One of the most striking features of this map is its decorative elements. In the upper left corner, Blaeu has placed an elaborate coat of arms, symbolizing the county's heraldic heritage. The lower right corner is adorned with a grand cartouche, flanked by allegorical figures and surrounded by lush foliage and flowers.     

Condition Description
Old Color.
Willem Janszoon Blaeu Biography

Willem Janszoon Blaeu (1571-1638) was a prominent Dutch geographer and publisher. Born the son of a herring merchant, Blaeu chose not fish but mathematics and astronomy for his focus. He studied with the famous Danish astronomer Tycho Brahe, with whom he honed his instrument and globe making skills. Blaeu set up shop in Amsterdam, where he sold instruments and globes, published maps, and edited the works of intellectuals like Descartes and Hugo Grotius. In 1635, he released his atlas, Theatrum Orbis Terrarum, sive, Atlas novus.

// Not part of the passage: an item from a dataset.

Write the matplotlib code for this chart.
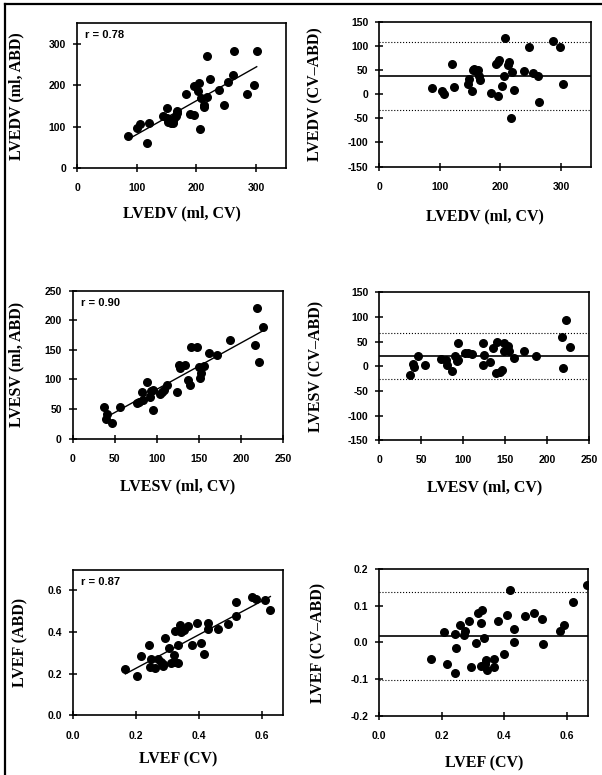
import numpy as np
import matplotlib
matplotlib.use('Agg')
import matplotlib.pyplot as plt
from matplotlib.lines import Line2D

# LVEDV: CV vs ABD
edv_cv = [86, 100, 106, 120, 118, 144, 151, 150, 153, 155, 157, 160, 161, 163, 165, 167, 168,
          183, 190, 196, 196, 204, 202, 206, 207, 212, 213, 218, 217, 223, 237, 246, 253, 261,
          263, 284, 297, 301]
edv_abd = [78, 97, 107, 109, 60, 125, 145, 121, 112, 117, 109, 108, 113, 120, 127, 133, 138,
           179, 130, 129, 199, 205, 187, 94, 169, 152, 147, 173, 270, 216, 189, 152, 209, 224,
           284, 178, 201, 284]
# LVEDV difference plot
edv_cv2 = [87, 103, 107, 120, 123, 147, 149, 153, 155, 157, 160, 163, 165, 166, 184, 192, 196,
           198, 196, 203, 206, 207, 212, 215, 218, 219, 223, 239, 248, 254, 262, 264, 287, 299, 303]
edv_diff = [12, 6, 0, 62, 15, 21, 32, 7, 50, 52, 47, 50, 38, 29, 3, 63, 67, 70, -3, 17, 38, 117,
            60, 66, -50, 46, 8, 48, 97, 43, 38, -17, 110, 98, 21]
edv_lims = [37, 107, -32]  # mean, upper, lower

# LVESV
esv_cv = [37, 41, 40, 47, 56, 76, 79, 82, 83, 88, 92, 93, 95, 95, 104, 106, 109, 112, 124, 126,
          128, 133, 137, 140, 141, 148, 150, 151, 153, 156, 162, 172, 187, 217, 219, 222, 226]
esv_abd = [53, 41, 34, 26, 53, 61, 62, 78, 66, 96, 71, 81, 83, 48, 76, 79, 82, 90, 78, 124, 120,
           125, 99, 91, 155, 155, 121, 102, 111, 122, 145, 142, 167, 158, 221, 129, 188]
esv_cv2 = [36, 40, 41, 46, 55, 74, 79, 81, 86, 90, 92, 94, 94, 102, 106, 110, 123, 124, 125,
           132, 135, 140, 139, 144, 146, 149, 148, 153, 154, 160, 172, 187, 218, 219, 222, 227]
esv_diff = [-18, 5, -2, 20, 3, 15, 12, 3, -9, 20, 10, 46, 12, 27, 27, 24, 46, 2, 22, 9, 36, 49,
            -14, -12, -8, 47, 30, 41, 30, 17, 30, 20, 60, -3, 93, 39]
esv_lims = [21, 67, -26]

# LVEF
ef_cv = [0.167, 0.205, 0.216, 0.242, 0.244, 0.25, 0.26, 0.271, 0.28, 0.286, 0.287, 0.293, 0.307,
         0.313, 0.323, 0.325, 0.326, 0.333, 0.335, 0.34, 0.345, 0.355, 0.365, 0.378, 0.396,
         0.406, 0.418, 0.429, 0.429, 0.463, 0.492, 0.52, 0.52, 0.571, 0.582, 0.611, 0.628]
ef_abd = [0.221, 0.187, 0.287, 0.337, 0.233, 0.273, 0.225, 0.273, 0.254, 0.246, 0.235, 0.371,
          0.325, 0.249, 0.289, 0.257, 0.405, 0.337, 0.25, 0.432, 0.40, 0.41, 0.429, 0.337, 0.444,
          0.349, 0.297, 0.444, 0.413, 0.413, 0.437, 0.479, 0.546, 0.568, 0.56, 0.552, 0.508]
ef_cv2 = [0.165, 0.206, 0.216, 0.241, 0.241, 0.244, 0.259, 0.27, 0.275, 0.286, 0.294, 0.308,
          0.315, 0.324, 0.328, 0.324, 0.334, 0.337, 0.341, 0.344, 0.366, 0.368, 0.38, 0.398,
          0.409, 0.419, 0.43, 0.43, 0.466, 0.496, 0.522, 0.525, 0.578, 0.59, 0.618, 0.664]
ef_diff = [-0.046, 0.029, -0.059, 0.023, -0.084, -0.014, 0.047, 0.02, 0.03, 0.059, -0.066,
           -0.002, 0.08, 0.054, 0.089, -0.065, 0.012, -0.059, -0.048, -0.074, -0.066, -0.046,
           0.059, -0.03, 0.075, 0.143, 0.037, 0.002, 0.071, 0.08, 0.064, -0.003, 0.03, 0.048,
           0.111, 0.155]
ef_lims = [0.018, 0.138, -0.102]

r_labels = ['r = 0.78', 'r = 0.90', 'r = 0.87']

plt.rcParams['font.family'] = ['Liberation Sans', 'DejaVu Sans']
tick_font = dict(family='Liberation Sans', weight='bold', size=7.5)
label_font = dict(family='Liberation Serif', weight='bold', size=11.5)

fig = plt.figure(figsize=(6.02, 7.75), dpi=100)

# page frame (left and top edges)
fig.add_artist(Line2D([5 / 602, 5 / 602], [0, 1 - 4 / 775], color='black', lw=1.6))
fig.add_artist(Line2D([5 / 602, 1], [1 - 4 / 775, 1 - 4 / 775], color='black', lw=1.6))

rects = [[0.128, 0.783, 0.347, 0.187], [0.630, 0.785, 0.352, 0.187],
         [0.121, 0.434, 0.349, 0.191], [0.630, 0.432, 0.349, 0.191],
         [0.121, 0.077, 0.349, 0.188], [0.630, 0.076, 0.347, 0.190]]


def style(ax, xlim, ylim, xticks, yticks, fmt, xlabel, ylabel, xl_y, yl_x):
    ax.set_xlim(xlim)
    ax.set_ylim(ylim)
    ax.set_xticks(xticks)
    ax.set_yticks(yticks)
    ax.set_xticklabels([fmt.format(v) for v in xticks], fontdict=tick_font)
    ax.set_yticklabels([fmt.format(v) for v in yticks], fontdict=tick_font)
    ax.tick_params(direction='inout', length=6, width=1.1, pad=5)
    ax.tick_params(axis='x', pad=8)
    for sp in ax.spines.values():
        sp.set_linewidth(1.2)
    ax.set_xlabel(xlabel, fontdict=label_font, va='center')
    ax.set_ylabel(ylabel, fontdict=label_font, va='center')
    ax.xaxis.set_label_coords(0.5, xl_y)
    ax.yaxis.set_label_coords(yl_x, 0.5)


def scatter_fit(ax, x, y, r):
    ax.scatter(x, y, s=30, color='black', zorder=3)
    b, a = np.polyfit(x, y, 1)
    xs = np.array([min(x), max(x)])
    ax.plot(xs, a + b * xs, color='black', lw=1.0)
    ax.text(0.04, 0.95, r, transform=ax.transAxes, ha='left', va='top',
            family='Liberation Sans', weight='bold', size=8)


def diff_plot(ax, x, d, lims):
    ax.scatter(x, d, s=30, color='black', zorder=3)
    ax.axhline(lims[0], color='black', lw=1.2)
    ax.axhline(lims[1], color='black', lw=0.8, ls=':')
    ax.axhline(lims[2], color='black', lw=0.8, ls=':')


axs = [fig.add_axes(r) for r in rects]

scatter_fit(axs[0], edv_cv, edv_abd, r_labels[0])
style(axs[0], (0, 350), (0, 350), [0, 100, 200, 300], [0, 100, 200, 300], '{:g}',
      'LVEDV (ml, CV)', 'LVEDV (ml, ABD)', -0.31, -0.29)

diff_plot(axs[1], edv_cv2, edv_diff, edv_lims)
style(axs[1], (0, 350), (-150, 150), [0, 100, 200, 300], list(range(-150, 151, 50)), '{:g}',
      'LVEDV (ml, CV)', 'LVEDV (CV\u2013ABD)', -0.345, -0.30)

scatter_fit(axs[2], esv_cv, esv_abd, r_labels[1])
style(axs[2], (0, 250), (0, 250), list(range(0, 251, 50)), list(range(0, 251, 50)), '{:g}',
      'LVESV (ml, CV)', 'LVESV (ml, ABD)', -0.32, -0.27)

diff_plot(axs[3], esv_cv2, esv_diff, esv_lims)
style(axs[3], (0, 250), (-150, 150), list(range(0, 251, 50)), list(range(-150, 151, 50)), '{:g}',
      'LVESV (ml, CV)', 'LVESV (CV\u2013ABD)', -0.32, -0.30)

scatter_fit(axs[4], ef_cv, ef_abd, r_labels[2])
style(axs[4], (0, 0.668), (0, 0.7), [0.0, 0.2, 0.4, 0.6], [0.0, 0.2, 0.4, 0.6], '{:.1f}',
      'LVEF (CV)', 'LVEF (ABD)', -0.30, -0.25)

diff_plot(axs[5], ef_cv2, ef_diff, ef_lims)
style(axs[5], (0, 0.668), (-0.2, 0.2), [0.0, 0.2, 0.4, 0.6], [-0.2, -0.1, 0.0, 0.1, 0.2], '{:.1f}',
      'LVEF (CV)', 'LVEF (CV\u2013ABD)', -0.32, -0.29)

fig.savefig('out.png', dpi=100)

Willem died in 1638. He had two sons, Cornelis (1610-1648) and Joan (1596-1673). Joan trained as a lawyer, but joined his father’s business rather than practice. After his father’s death, the brothers took over their father’s shop and Joan took on his work as hydrographer to the Dutch East India Company. Later in life, Joan would modify and greatly expand his father’s Atlas novus, eventually releasing his masterpiece, the Atlas maior, between 1662 and 1672.